Ironically for a film with “Stories” in its title, I think the problem lies with the storytelling.  The stories on their own are fairly creepy, and seem like they could provide material for a much scarier film.  A scarecrow that comes to life?  A creepy-looking woman who just keeps walking closer and closer to you no matter what you do?  An animated corpse wondering who stole its big toe?  (Okay, maybe not that last one, but you get the idea.)  These would indeed be great stories to tell in the dark, preferably around a campfire or at a slumber party with the lights out and the doors and windows unlocked.
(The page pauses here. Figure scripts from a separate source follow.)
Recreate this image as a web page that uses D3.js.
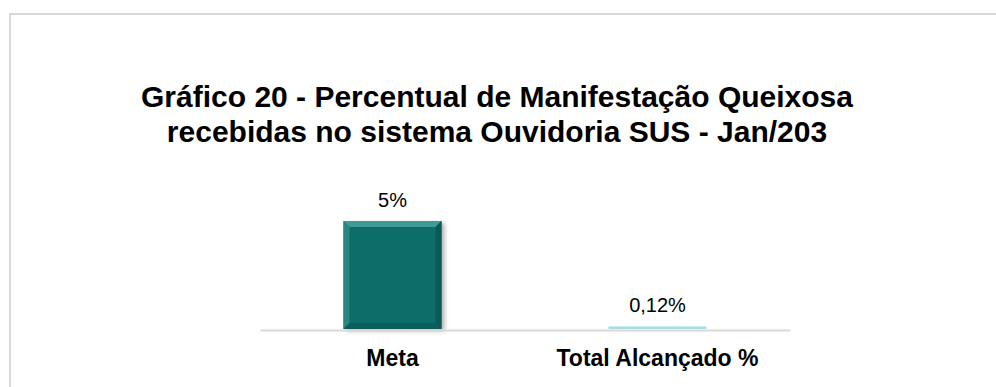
<!DOCTYPE html>
<html>
<head>
<meta charset="utf-8">
<script src="https://cdn.jsdelivr.net/npm/d3@7"></script>
<style>
  body { margin: 0; background: #fff; }
  text { font-family: "Liberation Sans", Arial, sans-serif; }
</style>
</head>
<body>
<script>
var categories = ["Meta", "Total Alcançado %"];
var values = [5, 0.12];
var valueLabels = ["5%", "0,12%"];
var titleLines = ["Gráfico 20 - Percentual de Manifestação Queixosa",
                  "recebidas no sistema Ouvidoria SUS - Jan/203"];

var w = 996, h = 387;

var svg = d3.select("body").append("svg")
    .attr("width", w)
    .attr("height", h);

var defs = svg.append("defs");
var f = defs.append("filter").attr("id", "shadow")
    .attr("x", "-20%").attr("y", "-20%").attr("width", "140%").attr("height", "140%");
f.append("feDropShadow").attr("dx", 3).attr("dy", 2).attr("stdDeviation", 2)
    .attr("flood-color", "#000").attr("flood-opacity", 0.3);

// chart border (runs off the right/bottom)
svg.append("rect")
    .attr("x", 10).attr("y", 14)
    .attr("width", 1000).attr("height", 400)
    .attr("fill", "none")
    .attr("stroke", "#d9d9d9")
    .attr("stroke-width", 2);

svg.append("g").selectAll("text")
    .data(titleLines)
  .enter().append("text")
    .attr("x", 497)
    .attr("y", function(d, i) { return 107 + i * 35; })
    .attr("text-anchor", "middle")
    .style("font-size", "30px")
    .style("font-weight", "bold")
    .attr("fill", "#000")
    .text(function(d) { return d; });

var x = d3.scaleBand()
    .domain(categories)
    .range([260, 790])
    .paddingInner(0.63)
    .paddingOuter(0.315);

var y = d3.scaleLinear()
    .domain([0, 6])
    .range([329, 329 - 108 * 6 / 5]);

var bars = svg.append("g").selectAll("g.bar")
    .data(values)
  .enter().append("g")
    .attr("class", "bar");

bars.append("rect")
    .attr("x", function(d, i) { return x(categories[i]); })
    .attr("y", function(d) { return y(d); })
    .attr("width", x.bandwidth())
    .attr("height", function(d) { return Math.max(1.5, y(0) - y(d)); })
    .attr("fill", function(d, i) { return i == 0 ? "#0f6e69" : "#a9dbe6"; })
    .attr("filter", function(d, i) { return i == 0 ? "url(#shadow)" : null; });

// bevel edges on the big bar
var bev = 6;
var big = bars.filter(function(d) { return y(0) - y(d) > 20; });
function bevel(d, side) {
  var x0 = x(categories[values.indexOf(d)]), x1 = x0 + x.bandwidth(),
      y0 = y(d), y1 = y(0);
  if (side == "top") return [[x0, y0], [x1, y0], [x1 - bev, y0 + bev], [x0 + bev, y0 + bev]];
  if (side == "left") return [[x0, y0], [x0 + bev, y0 + bev], [x0 + bev, y1 - bev], [x0, y1]];
  if (side == "right") return [[x1, y0], [x1 - bev, y0 + bev], [x1 - bev, y1 - bev], [x1, y1]];
  return [[x0, y1], [x0 + bev, y1 - bev], [x1 - bev, y1 - bev], [x1, y1]];
}
[["top", "#3d9a94"], ["left", "#2a8680"], ["right", "#0a5954"], ["bottom", "#0b5e59"]].forEach(function(s) {
  big.append("polygon")
      .attr("points", function(d) { return bevel(d, s[0]).join(" "); })
      .attr("fill", s[1]);
});

bars.append("text")
    .attr("x", function(d, i) { return x(categories[i]) + x.bandwidth() / 2; })
    .attr("y", function(d) { return y(d) - 14; })
    .attr("text-anchor", "middle")
    .style("font-size", "20px")
    .attr("fill", "#000")
    .text(function(d, i) { return valueLabels[i]; });

// baseline + category labels
var axis = svg.append("g")
    .attr("transform", "translate(0," + (y(0) + 1) + ")")
    .call(d3.axisBottom(x).tickSize(0).tickPadding(20));
axis.select(".domain").attr("stroke", "#d9d9d9").attr("stroke-width", 2);
axis.selectAll("text")
    .style("font-size", "23px")
    .style("font-weight", "bold")
    .style("font-family", "'Liberation Sans', Arial, sans-serif")
    .attr("fill", "#000");
</script>
</body>
</html>
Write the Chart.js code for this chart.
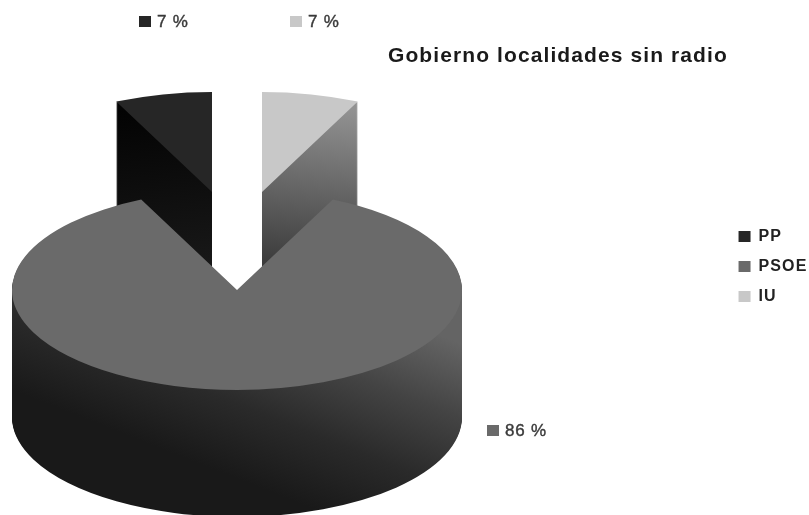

But the film stumbles, and it’s hard for me to pinpoint exactly what happened.  Maybe it rushes through the “in-between” material, the filler between the episodes of terror.  By rushing through those scenes, we really don’t get to know enough about the children who wind up in peril, and consequently we don’t care when they’re being stalked by monsters, etc.

Maybe it’s the fact that these stories, scary as they are on their own, are re-treads of classic horror tropes that we’ve seen over and over and OVER again.  But it can’t be that because, honestly, I have no beef with old tropes, as long as you tell the story well.  (Some might call that “putting old wine in a new bottle”, but if it’s a snazzy enough bottle, I’ll give it a pass… Avatar, anyone?)

So it has to be the storytelling.  The shocks were only periodically effective, and there are some disturbing visuals.  (My favorite involves the creepy-looking woman who keeps getting closer and close, which reminded me of a better film, It Follows.  For that matter, if you want a GREAT horror movie centered on a book, beg, borrow, or steal (not really) The Babadook.  Now THERE’S a scary story.  But I digress.)

There are some disturbing visuals, but the film just felt like it was keeping everyone at arm’s length.  Instead of getting sucked into the stories, I felt like I was watching it from inside the concession stand at a drive-in.  I was a distant observer.

You wanna know what the best part of the movie was?  The full trailer for Zombieland: Double Tap before the movie even started.  Not a great sign.